Из нашей жизни уходит такая добродетель, как «дисциплина ума», «дисциплина мысли». А ведь слушая какого-нибудь религиозного проповедника, стоит задуматься — чем же он обосновывает свои взгляды и к чему исполнение его доктрин может в конце концов привести.
Увы, почти не слышно сегодня голоса академической науки, протестующего против тотальной пропаганды суеверий и оккультизма.
— Отец Андрей, были времена, когда наука воинственно доказывала, что «никаких следов» Бога ни на облаке, ни в космосе, ни под землей нет. Теперь, наоборот, появляются серьезные научные публикации со «спектральным анализом» — в доказательство историчности существования Христа…
— Вечный коммунальный вопрос — вопрос соседства науки и религии… Принцип мира ясен: чем выше забор, тем крепче дружба. Истинный профессионал — физик ли, богослов ли — точно знает границы своей компетенции, своих возможностей. И свой инструментарий. И не путает сферы, описуемые разными языками и средствами. Наука уже давно (со времен Канта или уж по меньшей мере с теоремы Гёделя или «принципа неопределенности» Гейзенберга) умеет собственными методами определять свои принципиальные границы, доказывать свою неполноту. Наука не может найти Бога. Она может найти лишь повод к своему собственному смирению: в мире и в нас есть нечто, что нельзя описать на языке математики… А от смирения до понимания Евангелия уже один шан. Шаг воли, желающей обрести новый опыт.
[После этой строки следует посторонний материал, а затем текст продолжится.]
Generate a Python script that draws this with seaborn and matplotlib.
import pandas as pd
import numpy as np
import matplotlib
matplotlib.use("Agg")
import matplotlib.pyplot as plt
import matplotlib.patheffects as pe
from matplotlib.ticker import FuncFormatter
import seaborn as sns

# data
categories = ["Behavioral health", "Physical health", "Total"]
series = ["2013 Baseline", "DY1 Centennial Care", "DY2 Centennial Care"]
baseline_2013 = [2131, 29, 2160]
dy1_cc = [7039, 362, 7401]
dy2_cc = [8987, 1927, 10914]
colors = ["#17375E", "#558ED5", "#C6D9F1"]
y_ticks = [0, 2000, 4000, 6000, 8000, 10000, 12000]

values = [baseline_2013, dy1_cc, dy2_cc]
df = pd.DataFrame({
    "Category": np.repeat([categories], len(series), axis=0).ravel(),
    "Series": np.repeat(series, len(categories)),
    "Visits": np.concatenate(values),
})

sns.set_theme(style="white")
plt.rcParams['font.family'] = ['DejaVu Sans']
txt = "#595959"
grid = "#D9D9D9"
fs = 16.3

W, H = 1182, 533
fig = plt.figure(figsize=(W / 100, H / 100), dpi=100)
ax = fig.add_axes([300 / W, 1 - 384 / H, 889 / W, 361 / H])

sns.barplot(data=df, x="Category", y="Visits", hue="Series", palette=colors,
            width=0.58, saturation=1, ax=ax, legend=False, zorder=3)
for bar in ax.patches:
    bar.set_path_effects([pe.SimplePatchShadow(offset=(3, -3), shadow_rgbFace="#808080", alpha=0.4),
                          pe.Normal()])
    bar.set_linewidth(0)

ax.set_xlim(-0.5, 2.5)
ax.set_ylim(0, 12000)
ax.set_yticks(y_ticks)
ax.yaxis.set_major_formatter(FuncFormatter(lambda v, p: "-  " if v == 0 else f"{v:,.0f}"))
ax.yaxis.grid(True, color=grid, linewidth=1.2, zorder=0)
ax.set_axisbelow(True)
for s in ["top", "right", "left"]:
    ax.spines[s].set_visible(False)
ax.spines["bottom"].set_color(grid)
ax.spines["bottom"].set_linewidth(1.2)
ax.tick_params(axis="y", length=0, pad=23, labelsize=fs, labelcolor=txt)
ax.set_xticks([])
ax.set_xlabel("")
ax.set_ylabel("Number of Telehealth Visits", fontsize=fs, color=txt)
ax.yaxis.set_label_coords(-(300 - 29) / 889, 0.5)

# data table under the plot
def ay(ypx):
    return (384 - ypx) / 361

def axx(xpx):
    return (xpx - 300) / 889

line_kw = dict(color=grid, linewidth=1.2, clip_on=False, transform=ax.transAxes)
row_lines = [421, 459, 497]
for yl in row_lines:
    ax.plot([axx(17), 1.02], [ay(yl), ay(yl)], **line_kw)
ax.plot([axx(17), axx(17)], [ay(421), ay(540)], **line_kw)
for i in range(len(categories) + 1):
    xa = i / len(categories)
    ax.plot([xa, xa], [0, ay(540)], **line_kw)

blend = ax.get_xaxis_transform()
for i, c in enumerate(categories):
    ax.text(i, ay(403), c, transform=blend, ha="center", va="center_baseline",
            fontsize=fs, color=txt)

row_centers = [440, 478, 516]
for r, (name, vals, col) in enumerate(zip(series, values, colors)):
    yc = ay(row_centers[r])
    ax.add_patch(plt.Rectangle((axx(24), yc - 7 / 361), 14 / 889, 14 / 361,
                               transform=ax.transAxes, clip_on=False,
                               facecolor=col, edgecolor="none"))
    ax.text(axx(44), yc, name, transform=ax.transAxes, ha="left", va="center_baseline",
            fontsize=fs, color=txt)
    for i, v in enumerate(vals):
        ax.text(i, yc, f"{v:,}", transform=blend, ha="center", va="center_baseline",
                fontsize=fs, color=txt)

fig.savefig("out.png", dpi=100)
— Нормальное церковное мировоззрение — это два цвета?
— Два цвета понадобятся вам только на суде человеческом, когда вас приведут к суду, требуя отречься от Христа. Вот тогда ваш ответ будет: да-да, нет-нет, все остальное от лукавого. А в реальной жизни оттенков очень много. Ну как в двух цветах объяснить отношение апостола Павла к идоложертвенному — можно есть или нельзя? Как-то в Ноябрьске пробовал пояснить позицию апостола, а один молодой человек все вскакивал и кричал (уж не знаю — харизмат, протестант или так просто болящий): «Что вы все так усложняете? Можно сказать — «да-да», «нет-нет»?». Сказать-то можно. Но это уже будет авторским «простецким богословием», а не Павловым.
Жизнь не сводится к простоте. Прост ли ответ на вопрос о конце Ветхого Завета? Когда прекратился ток благодати через еврейский храм? Когда синагоги стали, скорее, сборищем сатанинским, нежели собранием благоверных людей? С точки зрения богословия — с момента распятия Христа: пала завеса в Иерусалимском храме. Но церковная история усложняет эту схему: апостолы и по Воскресении Христа ходили в Иерусалимский храм, приносили жертву по закону. И хотя закон уже умер во Христе, апостолы исполняли закон. Как это согласовать? Это не сводится к какой-то простенькой формуле. Так что богословских вопросов очень много. И они сложны. Людям же зачастую хочется легких простых решений. Но самая простая вещь на свете — это вообще атеизм: «Бога нет, Христа не надо, мы на кочке проживем!» Вот уж предельная простота.